Thunderbolt Fantasy Sword Seekers 2
by Gabriella Ekens,
How would you rate episode 11 of
Thunderbolt Fantasy: Sword Seekers 2 (puppet TV) ?
This episode opens on the return of everyone's favorite Lancer Chad: Juan Can Yun. Following a fakeout fight between him and Shang, it's revealed that Shang has requisitioned him to look after the Sorcerous Sword Index while he tries to take out the suped-up Lou Zhen Jie. Juan agrees and also gives us a quick update on his life with Dan Fei. As it turns out, they're now married (!!!) and Chad has given up the lance to become yet another basic sword-boy. (Insert Shang's classic line here.) While I'm heartened to learn that love fully blossomed between them, I am a little sad that we've traded Blondie swinging around on a pole for yet another member of the yard-long pointy stick club. Oh well. Hopefully he'll bust out the old moves in a future combat scene (which will probably take place in a future season at this rate). At the moment, Shang has a sword-based honeymoon to break up – or else the newlywed bliss of others may not be able to exist in the world for much longer.

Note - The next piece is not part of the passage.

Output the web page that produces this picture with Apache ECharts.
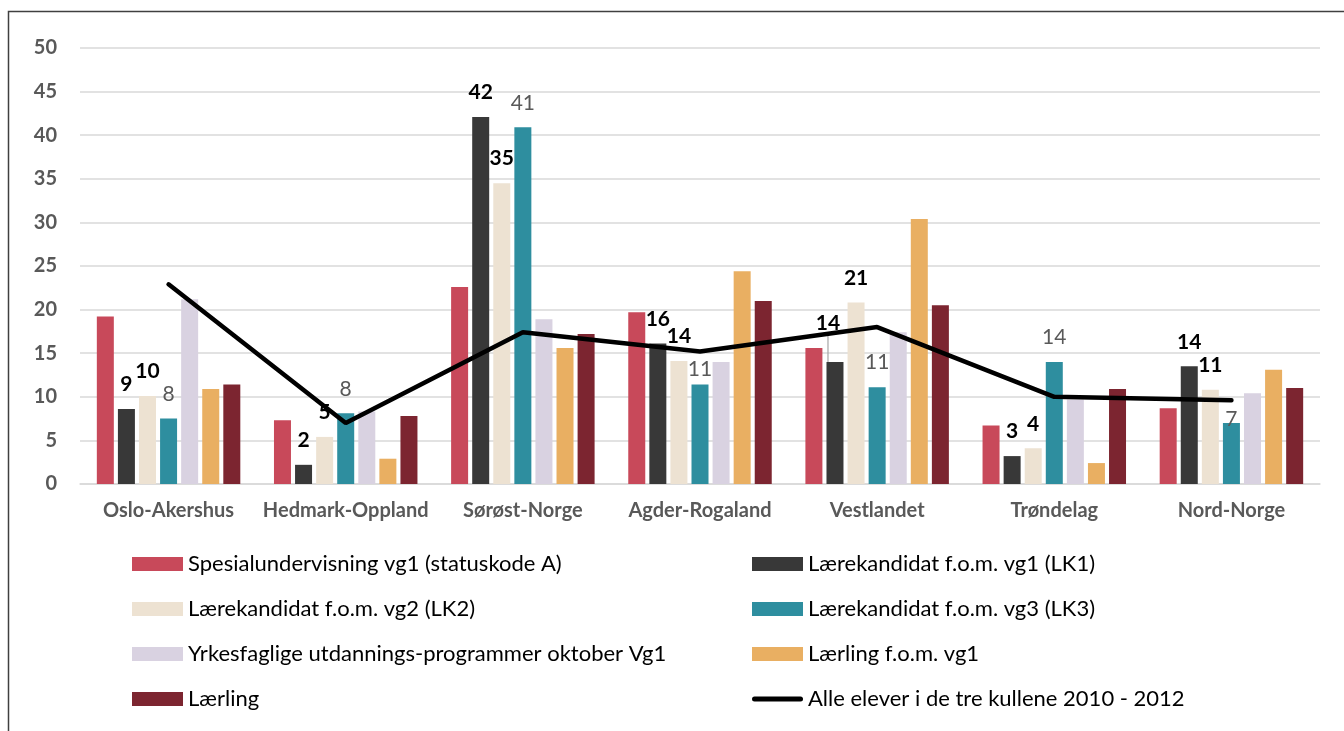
<!DOCTYPE html>
<html>
<head>
<meta charset="utf-8">
<script src="https://cdn.jsdelivr.net/npm/echarts@6/dist/echarts.min.js"></script>
<style>html,body{margin:0;padding:0;background:#fff;}#c{width:1344px;height:731px;}</style>
</head>
<body>
<div id="c"></div>
<script>
const categories = ['Oslo-Akershus','Hedmark-Oppland','Sørøst-Norge','Agder-Rogaland','Vestlandet','Trøndelag','Nord-Norge'];
const seriesNames = [
  'Spesialundervisning vg1 (statuskode A)',
  'Lærekandidat f.o.m. vg1 (LK1)',
  'Lærekandidat f.o.m. vg2 (LK2)',
  'Lærekandidat f.o.m. vg3 (LK3)',
  'Yrkesfaglige utdannings-programmer oktober Vg1',
  'Lærling f.o.m. vg1',
  'Lærling'
];
const lineName = 'Alle elever i de tre kullene 2010 - 2012';
const spesial = [19.2, 7.3, 22.6, 19.7, 15.6, 6.7, 8.7];
const lk1 = [8.6, 2.2, 42.1, 16.1, 14.0, 3.2, 13.5];
const lk2 = [10.1, 5.4, 34.5, 14.1, 20.8, 4.1, 10.8];
const lk3 = [7.5, 8.1, 40.9, 11.4, 11.1, 14.0, 7.0];
const yrkes = [21.2, 8.3, 18.9, 14.0, 17.4, 9.7, 10.4];
const laerlingVg1 = [10.9, 2.9, 15.6, 24.4, 30.4, 2.4, 13.1];
const laerling = [11.4, 7.8, 17.2, 21.0, 20.5, 10.9, 11.0];
const alleElever = [22.9, 7.0, 17.4, 15.2, 18.0, 10.0, 9.6];
const lk1Labels = [9, 2, 42, 16, 14, 3, 14];
const lk2Labels = [10, 5, 35, 14, 21, 4, 11];
const lk3Labels = [8, 8, 41, 11, 11, 14, 7];
const yTicks = [0, 5, 10, 15, 20, 25, 30, 35, 40, 45, 50];

const colors = ['#C8495A', '#383838', '#EDE2D2', '#2E8E9F', '#D9D2E1', '#E9AF62', '#7C2530'];
const FONT = 'Lato';
const values = [spesial, lk1, lk2, lk3, yrkes, laerlingVg1, laerling];
const labelTexts = {1: lk1Labels, 2: lk2Labels, 3: lk3Labels};
// per-point label nudges (style only)
const labelMoves = {1: {4: {dx: -7, dy: -14}}, 3: {3: {dy: 9}, 6: {dy: 21}}};
const leaderLines = {1: [4]};

const series = values.map((vals, i) => {
  const lead = leaderLines[i] || [];
  const s = {
    name: seriesNames[i], type: 'bar',
    data: vals.map((v, j) => lead.indexOf(j) >= 0
      ? {value: v, labelLine: {show: true, lineStyle: {color: '#a6a6a6', width: 1.2}}}
      : v),
    barWidth: 17, barGap: '24%',
    itemStyle: {color: colors[i]}, z: 2
  };
  if (labelTexts[i]) {
    const bold = i !== 3;
    s.label = {
      show: true, position: 'top', distance: 14,
      formatter: p => String(labelTexts[i][p.dataIndex]),
      fontFamily: FONT, fontSize: 21, fontWeight: bold ? 'bold' : 'normal',
      color: bold ? '#000' : '#595959'
    };
    const mv = labelMoves[i];
    if (mv) s.labelLayout = p => mv[p.dataIndex] ? mv[p.dataIndex] : {};
  }
  return s;
});
series.push({
  name: lineName, type: 'line', data: alleElever, symbol: 'none', z: 5,
  lineStyle: {color: '#000', width: 4.5, cap: 'round'}, itemStyle: {color: '#000'}
});

const legendText = {fontFamily: FONT, fontSize: 22, color: '#000', lineHeight: 24};
const lineIcon = 'path://M2.5,0 L48.5,0 A2.5,2.5 0 0 1 48.5,5 L2.5,5 A2.5,2.5 0 0 1 2.5,0 Z';
const chart = echarts.init(document.getElementById('c'), null, {renderer: 'canvas'});
chart.setOption({
  animation: false,
  backgroundColor: '#fff',
  textStyle: {fontFamily: FONT},
  grid: {left: 80, right: 24, top: 48, bottom: 247, containLabel: false},
  xAxis: {
    type: 'category', data: categories,
    axisLine: {lineStyle: {color: '#d9d9d9', width: 1.5}},
    axisTick: {show: false},
    axisLabel: {interval: 0, fontFamily: FONT, fontSize: 20, fontWeight: 'bold', color: '#595959', margin: 17}
  },
  yAxis: {
    type: 'value', min: yTicks[0], max: yTicks[yTicks.length - 1], interval: 5,
    axisLine: {show: false}, axisTick: {show: false},
    splitLine: {lineStyle: {color: '#d9d9d9', width: 1.5}},
    axisLabel: {fontFamily: FONT, fontSize: 20, fontWeight: 'bold', color: '#595959', margin: 23}
  },
  legend: [
    {
      orient: 'vertical', left: 132, top: 552, padding: 0, itemWidth: 51, itemHeight: 14, itemGap: 21,
      icon: 'rect', textStyle: legendText, selectedMode: false,
      data: [seriesNames[0], seriesNames[2], seriesNames[4], seriesNames[6]]
    },
    {
      orient: 'vertical', left: 752, top: 552, padding: 0, itemWidth: 51, itemHeight: 14, itemGap: 21,
      textStyle: legendText, selectedMode: false,
      data: [
        {name: seriesNames[1], icon: 'rect'},
        {name: seriesNames[3], icon: 'rect'},
        {name: seriesNames[5], icon: 'rect'},
        {name: lineName, icon: lineIcon}
      ]
    }
  ],
  graphic: [{
    type: 'rect', shape: {x: 8.5, y: 11.5, width: 1500, height: 900},
    style: {fill: 'none', stroke: '#404040', lineWidth: 1.5}, silent: true
  }],
  series: series
});
</script>
</body>
</html>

But this episode's real highlight was the long-awaited payoff to Lin's scheme against the Hunting Fox. I've got to admit that I didn't see this outcome coming. The Vape Wizard once again fails in his quest of comeuppance because the figure he's targeting turns out to be quite different than he initially anticipated. While last season's quarry escaped due to an unexpected excess of pride, this new target is just so shamelessly committed to petty greed that he doesn't bother to have an ego about it. Without even realizing what reaction Lin wanted out of him, Xiao shrugs his shoulders at his ruined grift and says “easy come easy go”, while our dashing thief of hearts melts in the background. It's fantastic. So the Enigmatic Gale is now zero for two on his last couple games of high-stakes ego-crushing.
Honestly, I see a humanist message under all this in that I find it reassuring that people – even the nastiest ones – can't be put neatly into any box required for these sorts of extended humiliation gambits. I mean, I guess it'd be nice if it were that easy to quash crooks like Xiao and Mie Tian Hai with something like a pride-baited mouse trap. However, if people were really that simple, then we'd never get the chance to be heartened by the redemptive possibility within Sha Wu Sheng or Xie Ying Lou (before they were unceremoniously betrayed or murdered, at least). If Thunderbolt Fantasy has anything to teach us, it's probably that you can never know for sure what a person is capable of, either for good or for ill. Internally, the show is still debating the merits of both the optimistic and pessimistic ways of responding to this reality. For example, many people would've been spared if Lang had acted on his hunch and killed Lou based on the likelihood (but not absolute certainty) that the dude would bring nothing good into the world. At the same time, would it have felt right if he'd used the same logic to kill Xie, or Sha, or even Lin?
Shang Bu Huan represents the more hopeful belief that you shouldn't take anyone out of the world until it's absolutely certain that they're crossing a serious line, for the sake of the 1% or 0.1% or even 0.00001% chance that they might repent. (And even then, you should feel a degree of sadness, because in killing even the worst person, you're also killing off that remote possibility.) I don't think that the show has taken a side in this dilemma yet. It's clearly sympathetic to both perspectives. But I think that's also Thunderbolt Fantasy's power – the power of dialogue between opposing points of view and deep respect for the human capacity to overturn expectations. This ties into Gen Urobuchi's ongoing commitment to surprising audiences with his stories. The world and its stories would just be so boring if you always knew their trajectory in advance. We can make guesses sometimes (that's part of my job as a critic), but on some level you always want your prediction to be overcome by something even better, and Urobuchi consistently accomplishes this feat.
Anyway, back to the actual plot. Upon realizing that he's been inadvertently owned by the show's pettiest asshole yet, the Enigmatic Gale runs out in a stormy huff. Notably, he leaves the Night of Mourning in Xiao's possession, proving that he doesn't really care about helping people at all. Good job, Wiz. Pretty soon he runs into Lang, who's been cornered by Lou and The Seven Blasphemous Deaths. Lang had been trying to use his immunity to Aoi Yuuki's charms to stop their rampage in its tracks, but her amorous acolyte was just too good in a fight. Fortunately, Lin shows up just in time to exploit Lou's greatest weakness: being too good at playing catch. Lou is sent into the sky by a well-timed bird whistle fastball, leaving him stuck several hundred feet in the air. Back on earth, Lang and Lin run off to go do their own things, so the gang is still broken up going into our penultimate episode.
With just two episodes left, it's hard to imagine how this season might conclude, but that's what's so fun about this show – I have no idea where it's going, but I can still trust it to blow my mind. It's been a hell of a season so far, and if the first season was anything to go by, it's only going to get better from here.